Left: Distribution and scatter plots of volumes per atom calculated with PBE (from the primary data) and PBEsol functionals. The width of the bins is 0.35 ų/atom. Right: distribution and scatter plots of the diagonal components of the stress tensor calculated with PBEsol and SCAN at PBEsol geometries. The width of the bins is 0.6 meV/ų.

In Fig. 4 we show the distribution of (indirect) band gaps calculated with both PBEsol and SCAN. As expected, the curves decay monotonically with the value of the gap, and exhibit a fat tail that extends beyond 10 eV. It is known that PBEsol, as well as PBE, strongly underestimate the value of the band gaps by essentially a factor of two, leading to mean absolute percentage errors bordering the 50%^45,46 with respect to experiment. This is to some extent corrected by SCAN, that increases consistently the band gaps leading to a mean absolute percentage error of around 40%^45,46. This increase is evident from Fig. 4, where the SCAN band gap distribution is shifted to the right with respect to PBEsol.

Fig. 4

Left: Distribution and scatter plots of the (in)direct band gaps calculated with PBEsol and SCAN at the PBEsol geometry. The width of the bins is 0.1 eV. Right: Distribution and scatter plots of the distances to the convex hull calculated with PBEsol and SCAN at PBEsol geometries. The corresponding hulls contain 40246 and 38692 materials. The width of the bins is 2 meV/atom.

Finally, we performed an analysis of the convex hulls obtained with PBE, PBEsol, and SCAN. The hulls contained 36985, 40246 and 38692 materials respectively. These differences are expected, and mostly stem from relatively small changes in the formation energy for compounds that were close to the hull.

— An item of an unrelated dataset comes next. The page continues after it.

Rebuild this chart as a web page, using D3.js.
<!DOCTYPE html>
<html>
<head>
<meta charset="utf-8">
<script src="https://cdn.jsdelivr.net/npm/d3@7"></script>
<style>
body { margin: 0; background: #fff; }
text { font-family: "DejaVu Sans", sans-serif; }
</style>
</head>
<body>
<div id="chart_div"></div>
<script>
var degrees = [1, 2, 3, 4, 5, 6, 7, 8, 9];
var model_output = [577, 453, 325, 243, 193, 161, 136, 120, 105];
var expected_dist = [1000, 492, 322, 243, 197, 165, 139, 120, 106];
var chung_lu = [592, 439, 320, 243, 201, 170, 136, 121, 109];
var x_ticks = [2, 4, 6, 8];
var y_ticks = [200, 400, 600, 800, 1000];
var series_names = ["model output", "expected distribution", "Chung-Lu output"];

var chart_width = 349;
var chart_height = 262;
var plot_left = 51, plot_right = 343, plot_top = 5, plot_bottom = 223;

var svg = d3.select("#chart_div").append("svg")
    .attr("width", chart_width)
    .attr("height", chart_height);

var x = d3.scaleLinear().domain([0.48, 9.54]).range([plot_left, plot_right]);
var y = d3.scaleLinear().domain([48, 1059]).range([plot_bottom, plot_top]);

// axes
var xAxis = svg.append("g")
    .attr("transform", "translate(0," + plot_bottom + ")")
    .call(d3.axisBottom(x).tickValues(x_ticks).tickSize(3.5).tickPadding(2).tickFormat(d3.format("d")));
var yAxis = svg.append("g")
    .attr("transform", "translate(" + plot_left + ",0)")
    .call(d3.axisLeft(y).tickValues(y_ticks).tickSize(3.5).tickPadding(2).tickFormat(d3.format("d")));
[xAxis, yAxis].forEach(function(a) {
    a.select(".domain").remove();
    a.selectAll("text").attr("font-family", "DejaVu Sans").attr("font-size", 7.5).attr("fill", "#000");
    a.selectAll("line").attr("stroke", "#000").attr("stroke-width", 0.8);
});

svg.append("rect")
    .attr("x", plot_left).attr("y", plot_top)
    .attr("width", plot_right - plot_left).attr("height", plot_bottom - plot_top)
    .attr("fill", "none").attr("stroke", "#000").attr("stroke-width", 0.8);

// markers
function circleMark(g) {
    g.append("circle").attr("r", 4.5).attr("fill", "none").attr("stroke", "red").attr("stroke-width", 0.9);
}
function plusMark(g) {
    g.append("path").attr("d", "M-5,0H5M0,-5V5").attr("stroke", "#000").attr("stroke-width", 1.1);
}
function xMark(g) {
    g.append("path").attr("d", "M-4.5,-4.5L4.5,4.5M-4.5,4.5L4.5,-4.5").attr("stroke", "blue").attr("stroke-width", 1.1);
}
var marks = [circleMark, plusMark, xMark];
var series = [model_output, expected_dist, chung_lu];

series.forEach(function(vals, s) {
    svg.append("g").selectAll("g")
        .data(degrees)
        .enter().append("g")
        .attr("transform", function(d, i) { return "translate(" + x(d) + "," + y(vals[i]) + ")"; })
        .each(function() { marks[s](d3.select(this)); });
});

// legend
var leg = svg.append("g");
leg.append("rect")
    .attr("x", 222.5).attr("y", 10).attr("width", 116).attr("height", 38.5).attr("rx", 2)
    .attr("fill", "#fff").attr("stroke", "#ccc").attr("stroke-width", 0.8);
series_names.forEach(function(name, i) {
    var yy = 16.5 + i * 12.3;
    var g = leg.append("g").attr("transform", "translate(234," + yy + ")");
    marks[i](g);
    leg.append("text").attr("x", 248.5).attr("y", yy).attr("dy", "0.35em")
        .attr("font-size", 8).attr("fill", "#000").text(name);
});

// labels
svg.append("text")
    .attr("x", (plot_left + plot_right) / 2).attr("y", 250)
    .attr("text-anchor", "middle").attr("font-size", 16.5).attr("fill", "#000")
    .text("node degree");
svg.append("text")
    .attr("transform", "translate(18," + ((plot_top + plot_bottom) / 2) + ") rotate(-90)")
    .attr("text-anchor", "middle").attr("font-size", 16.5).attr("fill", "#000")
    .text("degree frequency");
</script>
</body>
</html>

The distributions of the distances to the convex hull of thermodynamic stability are plotted in the right panel of Fig. 4. For this plot, we always removed the compound under study from the hull, allowing therefore for negative distances. Although this allows for a better interpretation of the results, we should remember that technically speaking all compounds with negative distances should be placed strictly at zero. Both distributions grow fast for negative distances to the hull, having a marked peak at zero. The main contributors to this behavior are the experimental compounds. The number of materials with positive distance to the hull is relatively constant, until reaching our cutoff at ±0.2 eV/atom. This cutoff is obviously smeared for the PBEsol and SCAN calculations.

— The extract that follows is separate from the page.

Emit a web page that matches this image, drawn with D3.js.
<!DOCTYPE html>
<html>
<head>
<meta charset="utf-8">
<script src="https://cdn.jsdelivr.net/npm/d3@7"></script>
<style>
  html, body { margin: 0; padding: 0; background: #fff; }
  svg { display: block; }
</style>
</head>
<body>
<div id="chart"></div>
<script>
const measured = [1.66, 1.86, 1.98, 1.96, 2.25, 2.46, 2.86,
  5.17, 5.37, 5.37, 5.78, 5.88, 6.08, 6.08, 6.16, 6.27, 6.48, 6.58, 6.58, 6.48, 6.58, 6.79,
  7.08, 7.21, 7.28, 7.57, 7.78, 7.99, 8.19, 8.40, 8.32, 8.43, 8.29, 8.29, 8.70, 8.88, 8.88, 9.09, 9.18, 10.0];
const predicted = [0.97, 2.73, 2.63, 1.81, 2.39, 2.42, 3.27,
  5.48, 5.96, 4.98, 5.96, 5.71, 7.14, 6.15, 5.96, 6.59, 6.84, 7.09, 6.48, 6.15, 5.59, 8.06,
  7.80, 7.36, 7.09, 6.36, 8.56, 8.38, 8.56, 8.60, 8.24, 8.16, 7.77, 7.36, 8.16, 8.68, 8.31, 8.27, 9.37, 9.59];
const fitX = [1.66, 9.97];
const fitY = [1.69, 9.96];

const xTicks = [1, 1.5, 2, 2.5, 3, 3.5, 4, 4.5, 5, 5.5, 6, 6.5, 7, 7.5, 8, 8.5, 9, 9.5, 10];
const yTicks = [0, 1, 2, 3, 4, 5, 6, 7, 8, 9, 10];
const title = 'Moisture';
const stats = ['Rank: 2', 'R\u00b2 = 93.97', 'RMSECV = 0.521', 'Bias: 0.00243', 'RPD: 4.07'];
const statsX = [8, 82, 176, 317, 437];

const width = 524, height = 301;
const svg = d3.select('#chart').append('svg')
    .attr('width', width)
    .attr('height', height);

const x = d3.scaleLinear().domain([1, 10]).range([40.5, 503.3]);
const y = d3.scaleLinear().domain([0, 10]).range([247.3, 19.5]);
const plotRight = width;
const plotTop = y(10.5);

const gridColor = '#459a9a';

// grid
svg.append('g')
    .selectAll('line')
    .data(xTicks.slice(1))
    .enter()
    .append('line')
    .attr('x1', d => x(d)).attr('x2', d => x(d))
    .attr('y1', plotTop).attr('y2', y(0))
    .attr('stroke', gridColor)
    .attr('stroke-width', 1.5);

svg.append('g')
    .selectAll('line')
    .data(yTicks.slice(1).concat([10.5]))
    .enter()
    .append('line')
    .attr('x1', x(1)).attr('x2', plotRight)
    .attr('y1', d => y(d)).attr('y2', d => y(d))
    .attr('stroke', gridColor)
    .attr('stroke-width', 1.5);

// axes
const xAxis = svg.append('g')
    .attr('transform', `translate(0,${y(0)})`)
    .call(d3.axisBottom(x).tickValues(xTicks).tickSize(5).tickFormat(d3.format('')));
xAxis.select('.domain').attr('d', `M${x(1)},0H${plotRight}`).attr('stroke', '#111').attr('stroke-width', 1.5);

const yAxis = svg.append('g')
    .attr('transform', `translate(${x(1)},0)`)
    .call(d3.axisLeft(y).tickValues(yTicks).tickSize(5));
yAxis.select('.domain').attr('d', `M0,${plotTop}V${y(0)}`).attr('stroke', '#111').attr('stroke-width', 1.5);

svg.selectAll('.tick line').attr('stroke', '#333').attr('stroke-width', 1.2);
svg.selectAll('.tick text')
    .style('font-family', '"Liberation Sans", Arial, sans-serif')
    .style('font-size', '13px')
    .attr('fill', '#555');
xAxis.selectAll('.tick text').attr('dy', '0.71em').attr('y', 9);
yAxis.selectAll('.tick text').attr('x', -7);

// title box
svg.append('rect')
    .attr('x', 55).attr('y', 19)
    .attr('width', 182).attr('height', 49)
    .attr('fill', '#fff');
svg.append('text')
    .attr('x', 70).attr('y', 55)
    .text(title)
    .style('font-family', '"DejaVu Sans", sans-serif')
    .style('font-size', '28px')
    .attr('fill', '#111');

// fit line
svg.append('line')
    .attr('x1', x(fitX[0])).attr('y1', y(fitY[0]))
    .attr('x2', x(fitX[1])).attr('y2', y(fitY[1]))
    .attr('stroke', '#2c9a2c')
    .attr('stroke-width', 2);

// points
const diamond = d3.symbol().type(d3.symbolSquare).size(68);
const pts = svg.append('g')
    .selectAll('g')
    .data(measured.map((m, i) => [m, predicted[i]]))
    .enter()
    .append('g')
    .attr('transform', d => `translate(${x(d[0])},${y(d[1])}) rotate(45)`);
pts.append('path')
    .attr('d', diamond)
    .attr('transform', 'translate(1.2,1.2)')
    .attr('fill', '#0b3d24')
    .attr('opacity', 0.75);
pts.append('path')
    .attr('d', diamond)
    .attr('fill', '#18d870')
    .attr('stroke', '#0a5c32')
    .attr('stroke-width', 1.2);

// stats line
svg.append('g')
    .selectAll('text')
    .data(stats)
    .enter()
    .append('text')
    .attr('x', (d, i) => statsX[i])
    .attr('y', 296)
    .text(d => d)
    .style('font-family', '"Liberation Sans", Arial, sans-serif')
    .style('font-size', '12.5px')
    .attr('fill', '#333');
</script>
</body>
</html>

As an illustration, we plot in Fig. 5 the ternary phase diagrams of Li–Al–Cu and Mg–Sc–Zn. We see that the three functionals agree to a large extent on which are the stable materials. However, some differences are also clear. For example, MgZn is stable with the PBE functional but not with PBEsol or SCAN, or LiAl3 is unstable with SCAN but stable with the other two functionals. In any case, compounds that are stable with one functional do appear stable, or at least metastable with the other functionals. Of course, SCAN is the most accurate of the three functionals in what concerns formation energies and distances to the convex hull, so the SCAN diagrams should on average have the highest accuracy.

Fig. 5

Ternary phase diagrams of the Li–Al–Cu (upper panel) and Mg–Sc–Zn (lower panel) systems, calculated with the PBE (left), PBEsol (middle) and SCAN (right). The blue points indicate compositions on the convex hull, while red points denote materials that are within 50 meV/atom from the hull.

Usage Notes

The data can be downloaded from the Materials Cloud repository³⁶. The energies, compositions, and structures for each material are formatted as ComputedStructureEntries and stored as compressed json files. They can therefore be trivially loaded in python and analyzed with pymatgen. We note that we used version v2019.10.2 of pymatgen, but the data should be compatible with other versions.